On Monday, a study was released that shows “an estimated 16,800 people in [Wisconsin’s Dane and Milwaukee counties] may not have voted because they believed they lacked the proper identification or because they were actually turned away at the polling place. Given margins of error, the number could be as high as 23,000 — about as many votes as Trump’s margin of victory.”

Those most affected by the voter ID laws were black or from poorer demographic groups—those more likely to vote Democratic. The Washington Post says:

The researchers sent the nonvoters a survey asking them to identify the primary reason they didn’t vote and collecting demographic data. Acknowledging that precision can be tricky particularly for demographic groups for which less data was collected, the portion of nonvoters who said they were deterred by the law was 11.2 percent. White nonvoters, though, were much less likely to report being deterred by the ID law, as were more wealthy respondents to the survey.

“Blacks,” the report states, “are statistically significantly more affected than Whites in Dane and Milwaukee Counties” by the ID law. It’s important to note that the sample size of black respondents was small, hence the wide range of uncertainty in the graph below. But that the confidence intervals (light-colored bars) for black and white respondents don’t overlap indicates statistical significance.

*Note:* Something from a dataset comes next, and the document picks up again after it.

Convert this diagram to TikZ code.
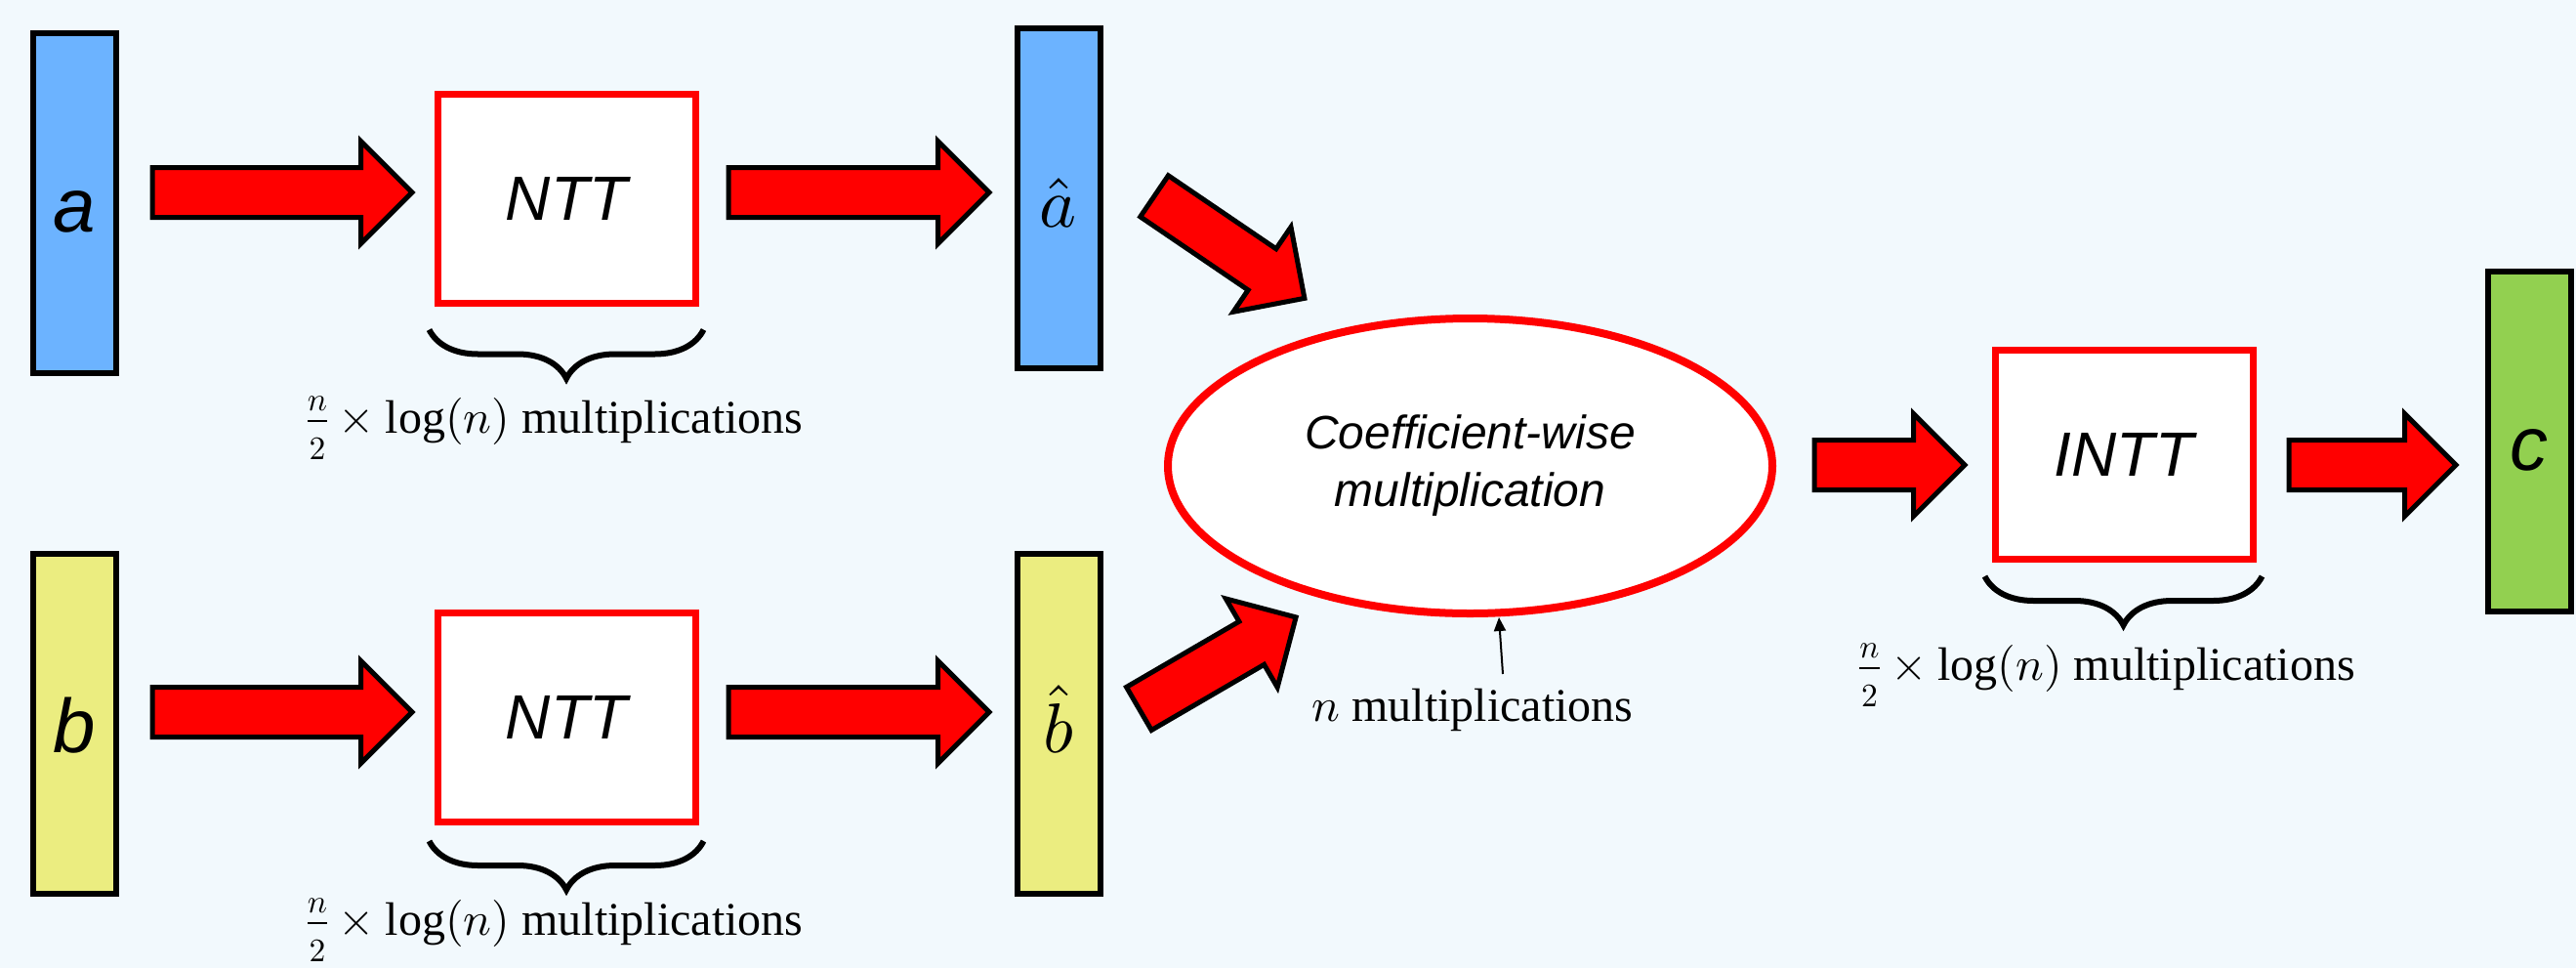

The findings of this study reinforce those of a study issued in February. According to Think Progress:

A new study by political scientists Zoltan L. Hajnal, Nazita Lajevardi, and Lindsay Nielson explains what these laws do accomplish, however. According to Hajnal and his co-authors, turnout among Hispanic voters is “7.1 percentage points lower in general elections and 5.3 points lower in primaries” in states with strict voter ID laws. The laws also reduce turnout among African-American and Asian-American voters…

Hajnal and his co-authors also offer a possible explanation for why conservatives favor these laws. “By instituting strict voter ID laws,” they explain, “states can alter the electorate and shift outcomes toward those on the right.” In states with such laws “the influence of Democrats and liberals wanes and the power of Republicans grows.”